The plaintiffs, including three escort services, the Utah Dancers Association and other adult businesses, filed suit May 1 demanding that the ordinance be declared unconstitutional and not be enforced.During arguments on several motions before the court, attorneys for the businesses contended the ordinance, passed by the City Council in April and facing almost continual controversy since, is too restrictive.

Some sexually oriented businesses are currently operating in compliance with the ordinance, but Russon in May issued a restraining order on the law, voiding its jurisdiction over the plaintiffs in the suit.

Dancers, models and escort services - some of whom may conduct parts of their business in stages of undress while using sexually explicit language - are guarded by First Amendment rights to freedom of expression and freedom of association, the plaintiffs argued.

But by requiring $230 in licensing fees and other demands, the ordinance is overly burdensome, the businesses said. For example, the ordinance requires licensed nude dancers to wait 36 hours after scheduling an appearance before meeting with a client.

"If they told that to famous artists throughout history, they would laugh in their face," plaintiffs' attorney Stephen Cook said. "This is a threat to freedom of expression."

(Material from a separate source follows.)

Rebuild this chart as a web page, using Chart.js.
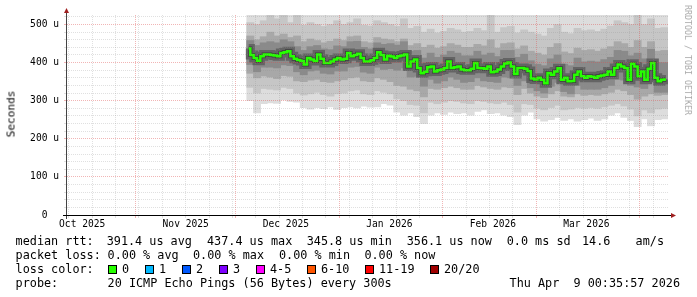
<!DOCTYPE html>
<html>
<head>
<meta charset="utf-8">
<title>SmokePing latency</title>
<script src="https://cdn.jsdelivr.net/npm/chart.js@4.4.1/dist/chart.umd.min.js"></script>
<style>
body { margin: 0; background: #fff; }
#wrap { position: relative; width: 697px; height: 297px; overflow: hidden; background: #fff;
        font-family: 'DejaVu Sans Mono', monospace; color: #000; }
#chart { position: absolute; left: 0; top: 0; }
.t { position: absolute; white-space: pre; font-size: 11.8px; line-height: 14px; }
.box { position: absolute; width: 7px; height: 7px; border: 1px solid #000; }
#ylabel { position: absolute; left: 11px; top: 114px; font-size: 11.1px; white-space: pre; color: #000;
          transform: translate(-50%, -50%) rotate(-90deg); }
#credit { position: absolute; left: 688px; top: 60px; font-size: 8.3px; color: #aaa; white-space: pre;
          transform: translate(-50%, -50%) rotate(90deg); }
</style>
</head>
<body>
<div id="wrap">
  <canvas id="chart" width="697" height="297"></canvas>
  <div id="ylabel">Seconds</div>
  <div id="credit">RRDTOOL / TOBI OETIKER</div>
</div>
<script>
// x values are days since 1 Oct 2025 (local time), the graph shows 180 days
const xMin = 10.45;
const xMax = 190.45;
const yMax = 525; // us, upper limit of the graph

const monthStarts = [31, 61, 92, 123, 151, 182];
const weekStarts = [11, 18, 25, 32, 39, 46, 53, 60, 67, 74, 81, 88, 95, 102, 109, 116,
                    130, 137, 144, 158, 165, 172, 179, 186];
const monthLabelDays = [15, 46, 76, 107, 138, 166];
const monthLabels = ['Oct 2025', 'Nov 2025', 'Dec 2025', 'Jan 2026', 'Feb 2026', 'Mar 2026'];
const yGridValues = [0, 20, 40, 60, 80, 100, 120, 140, 160, 180, 200, 220, 240, 260, 280,
                     300, 320, 340, 360, 380, 400, 420, 440, 460, 480, 500, 520];
const yLabelValues = [0, 100, 200, 300, 400, 500];

// median rtt (us), one sample per day starting 4 Dec 2025
const medianFirstDay = 64.86;
const median = [
  437, 420, 412, 405, 417, 421, 421, 420, 419, 417,
  425, 427, 430, 417, 410, 407, 404, 395, 412, 408,
  404, 421, 410, 399, 399, 403, 408, 412, 408, 410,
  425, 417, 420, 423, 412, 403, 403, 406, 412, 427,
  420, 408, 418, 416, 412, 417, 419, 421, 390, 403,
  408, 386, 372, 376, 388, 390, 377, 380, 382, 386,
  403, 386, 388, 390, 382, 380, 380, 384, 399, 386,
  385, 384, 390, 375, 377, 382, 390, 398, 400, 390,
  370, 386, 386, 384, 378, 358, 356, 360, 355, 346,
  373, 368, 377, 385, 355, 360, 351, 352, 368, 377,
  364, 360, 364, 363, 360, 364, 366, 368, 377, 368,
  386, 395, 390, 386, 355, 397, 390, 364, 377, 355,
  384, 399, 360, 351, 355, 356
];

// smoke (spread of the 20 pings, us), one column per two days
const smokeFirstDay = 65.36;
const pingMin = [
  300, 268, 292, 294, 293, 302, 298, 296, 282, 278,
  282, 279, 284, 277, 282, 284, 281, 286, 283, 284,
  292, 288, 270, 262, 268, 258, 240, 262, 268, 264,
  270, 266, 268, 262, 272, 276, 266, 268, 262, 258,
  237, 262, 270, 252, 246, 250, 256, 248, 252, 246,
  250, 254, 248, 252, 262, 268, 256, 248, 232, 252,
  234, 250, 252
];
const outerLow = [
  335, 320, 332, 330, 328, 335, 332, 320, 315, 318,
  322, 316, 312, 318, 320, 326, 328, 318, 316, 326,
  322, 318, 305, 300, 290, 288, 268, 296, 292, 296,
  300, 298, 294, 292, 300, 298, 294, 292, 296, 290,
  270, 292, 290, 280, 276, 282, 288, 276, 278, 282,
  280, 282, 280, 284, 288, 292, 286, 278, 260, 276,
  268, 278, 280
];
const outerHigh = [
  505, 500, 510, 525, 515, 525, 505, 525, 498, 505,
  500, 495, 500, 510, 500, 505, 515, 498, 496, 510,
  505, 500, 495, 515, 490, 495, 480, 488, 478, 482,
  490, 486, 480, 482, 490, 484, 525, 480, 492, 495,
  478, 486, 480, 475, 470, 490, 500, 480, 476, 490,
  484, 486, 482, 488, 496, 510, 505, 500, 525, 500,
  515, 490, 492
];
const midLow = [
  372, 360, 365, 362, 358, 366, 364, 352, 350, 354,
  356, 350, 348, 352, 355, 360, 362, 352, 350, 360,
  356, 350, 340, 338, 330, 326, 310, 332, 330, 334,
  338, 334, 330, 330, 340, 336, 332, 330, 336, 334,
  316, 332, 320, 312, 308, 318, 326, 312, 310, 318,
  314, 316, 314, 318, 322, 330, 326, 316, 304, 312,
  318, 314, 316
];
const midHigh = [
  470, 460, 468, 480, 470, 475, 466, 470, 455, 462,
  458, 452, 456, 462, 458, 468, 470, 455, 452, 466,
  462, 460, 455, 462, 445, 450, 440, 446, 438, 442,
  450, 446, 440, 440, 448, 444, 460, 438, 450, 452,
  436, 444, 430, 425, 420, 440, 450, 428, 424, 438,
  432, 434, 430, 436, 442, 455, 450, 440, 458, 440,
  455, 430, 432
];
const innerLow = [
  395, 376, 388, 388, 386, 394, 392, 376, 368, 378,
  380, 372, 370, 378, 378, 388, 390, 375, 372, 388,
  382, 384, 380, 386, 362, 364, 338, 356, 346, 352,
  362, 356, 348, 350, 360, 352, 350, 348, 362, 360,
  340, 352, 334, 326, 320, 338, 348, 324, 318, 340,
  330, 330, 330, 334, 340, 356, 354, 340, 336, 332,
  354, 322, 322
];
const innerHigh = [
  458, 445, 452, 455, 452, 460, 455, 442, 432, 442,
  445, 436, 434, 444, 442, 455, 456, 440, 436, 452,
  448, 450, 446, 455, 430, 432, 412, 425, 414, 420,
  430, 425, 418, 418, 430, 420, 425, 416, 432, 432,
  414, 422, 405, 396, 392, 410, 420, 396, 392, 412,
  402, 404, 402, 408, 414, 432, 430, 418, 425, 410,
  435, 400, 400
];

const rttStats = ['median rtt:', '391.4 us avg', '437.4 us max', '345.8 us min',
                  '356.1 us now', '0.0 ms sd', '14.6', 'am/s'];
const lossStats = ['packet loss:', '0.00 % avg', '0.00 % max', '0.00 % min', '0.00 % now'];
const lossColorLabels = ['0', '1', '2', '3', '4-5', '6-10', '11-19', '20/20'];
const lossColors = ['#26ff00', '#00b8ff', '#0059ff', '#7e00ff', '#ff00fe', '#ff5500', '#ff0000', '#a00000'];
const probeText = '20 ICMP Echo Pings (56 Bytes) every 300s';
const stampText = 'Thu Apr  9 00:35:57 2026';

const minorGrid = 'rgba(143,143,143,0.28)';
const majorGrid = 'rgba(222,79,79,0.42)';
const monoFont = { family: "'DejaVu Sans Mono'", size: 9.6 };

const xTicks = []
  .concat(weekStarts.map(v => ({ value: v, kind: 'week' })))
  .concat(monthStarts.map(v => ({ value: v, kind: 'month' })))
  .concat(monthLabelDays.map((v, i) => ({ value: v, kind: 'label', text: monthLabels[i] })))
  .sort((a, b) => a.value - b.value);

const medianPts = median.map((v, i) => ({ x: medianFirstDay + i, y: v }));
function band(lo, hi) {
  return lo.map((v, k) => ({ x: smokeFirstDay + 2 * k, y: [v, Array.isArray(hi) ? hi[k] : hi] }));
}
function smokeBar(data, color, order) {
  // one column = two days (about 6.7 px), slightly wider so neighbours overlap
  return { type: 'bar', data: data, backgroundColor: color, borderWidth: 0, grouped: false,
           barThickness: 7.2, order: order };
}
function medianLine(color, width, order) {
  return { type: 'line', data: medianPts, borderColor: color, borderWidth: width, pointRadius: 0,
           stepped: 'middle', fill: false, borderJoinStyle: 'miter', borderCapStyle: 'butt', order: order };
}

const axisArrows = {
  id: 'axisArrows',
  afterDraw(chart) {
    const { ctx, chartArea: a } = chart;
    ctx.save();
    ctx.lineWidth = 1;
    ctx.strokeStyle = '#444';
    ctx.beginPath();
    ctx.moveTo(a.left - 0.5, a.bottom + 4);
    ctx.lineTo(a.left - 0.5, a.top - 2);
    ctx.stroke();
    ctx.strokeStyle = '#000';
    ctx.beginPath();
    ctx.moveTo(a.left - 4, a.bottom + 0.5);
    ctx.lineTo(a.right + 3, a.bottom + 0.5);
    ctx.stroke();
    ctx.fillStyle = '#a02020';
    ctx.beginPath();
    ctx.moveTo(a.right + 8, a.bottom + 0.5);
    ctx.lineTo(a.right + 3, a.bottom - 2);
    ctx.lineTo(a.right + 3, a.bottom + 3);
    ctx.closePath();
    ctx.fill();
    ctx.beginPath();
    ctx.moveTo(a.left - 0.5, a.top - 7);
    ctx.lineTo(a.left - 3, a.top - 2);
    ctx.lineTo(a.left + 2, a.top - 2);
    ctx.closePath();
    ctx.fill();
    ctx.restore();
  }
};

new Chart(document.getElementById('chart'), {
  type: 'bar',
  data: {
    datasets: [
      medianLine('#26ff00', 2.5, 0),
      medianLine('#3c3c3c', 4, 1),
      medianLine('#646464', 9, 2),
      smokeBar(band(innerLow, innerHigh), '#8a8a8a', 3),
      smokeBar(band(midLow, midHigh), '#a8a8a8', 4),
      smokeBar(band(outerLow, outerHigh), '#c6c6c6', 5),
      smokeBar(band(pingMin, yMax), '#dddddd', 6)
    ]
  },
  options: {
    responsive: false,
    animation: false,
    events: [],
    layout: { padding: { left: 0, top: 15, right: 29, bottom: 62 } },
    plugins: { legend: { display: false }, tooltip: { enabled: false } },
    scales: {
      x: {
        type: 'linear', min: xMin, max: xMax, offset: false,
        afterBuildTicks: s => { s.ticks = xTicks.map(t => Object.assign({}, t)); },
        afterFit: s => { s.height = 20; },
        grid: {
          offset: false, z: 1, lineWidth: 1, tickLength: 3,
          color: c => !c.tick ? minorGrid : c.tick.kind === 'month' ? majorGrid
                      : c.tick.kind === 'week' ? minorGrid : 'rgba(0,0,0,0)'
        },
        border: { display: false, dash: [1, 1] },
        ticks: {
          autoSkip: false, maxRotation: 0, minRotation: 0, padding: 1, color: '#000', font: monoFont,
          callback: (v, i, ticks) => ticks[i].text || ''
        }
      },
      y: {
        type: 'linear', min: 0, max: yMax, stacked: false,
        afterBuildTicks: s => { s.ticks = yGridValues.map(v => ({ value: v })); },
        afterFit: s => { s.width = 67; },
        grid: {
          z: 1, lineWidth: 1, tickLength: 3,
          color: c => c.tick && c.tick.value % 100 === 0 ? majorGrid : minorGrid
        },
        border: { display: false, dash: [1, 1] },
        ticks: {
          autoSkip: false, padding: 5, color: '#000', font: monoFont,
          callback: v => yLabelValues.includes(v) ? (v === 0 ? '0  ' : v + ' u') : ''
        }
      }
    }
  },
  plugins: [axisArrows]
});

// legend / statistics block under the graph
const wrap = document.getElementById('wrap');
function put(text, left, top, right) {
  const d = document.createElement('div');
  d.className = 't';
  d.textContent = text;
  if (right !== undefined) d.style.right = right + 'px'; else d.style.left = left + 'px';
  d.style.top = top + 'px';
  wrap.appendChild(d);
}
const rttX = [15.6, 106.7, 207, 306.7, 406.7, 506.7, 582, 635.6];
rttStats.forEach((s, i) => put(s, rttX[i], 233.5));
const lossX = [15.6, 107.6, 193, 279, 364.4];
lossStats.forEach((s, i) => put(s, lossX[i], 247.5));
put('loss color:', 15.6, 261.5);
const boxX = [108, 145, 182, 219, 256, 307, 365, 430];
lossColorLabels.forEach((s, i) => {
  const b = document.createElement('div');
  b.className = 'box';
  b.style.left = boxX[i] + 'px';
  b.style.top = '264.5px';
  b.style.background = lossColors[i];
  wrap.appendChild(b);
  put(s, boxX[i] + 14, 261.5);
});
put('probe:', 15.6, 275.5);
put(probeText, 107.6, 275.5);
put(stampText, 0, 275.5, 17);
</script>
</body>
</html>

But Assistant City Attorney Bruce Baird argued the ordinance imposes reasonable regulations on sexually oriented businesses to protect the city from "the obvious next step," prostitution.

The $230 fee is only an "incidental regulatory costs" not unlike fees placed on other businesses and the 36 hour time regulation does not prohibit, it only regulates, licensed dancers from dancing nude.

Without the ordinance, performers would be "dancing naked in the courtroom," Baird said.

Plaintiffs and the city agreed the suit only was a "facial attack," or one in which the plaintiffs were challenging the purpose of the ordinance, not a specific, inappropriate enforcement of the law.

But Baird argued that the U.S. Supreme Court has ruled that such attacks in First Amendment situations are only valid in "core First Amendment questions," such as freedom of press.

The right to nude dancing is not analogous to freedom of speech, he said.

"Let's face it, no one is going to send their children off to war to defend the rights of escorts to go out on paid dates," Baird told the court.

But the plaintiffs' co-council, Jerome Mooney, argued sexually oriented entertainment was protected by the First Amendment and a facial attack was necessary to prevent speech privileges from being trampled by the city.

Additionally, the businesses argued the ordinance could be construed to affect nurses and home-care givers who would be viewed as escorts under the ordinance.

"I can tell you now the city will never . . . attempt to apply the (sexually oriented business) ordinance to nurses," Baird countered.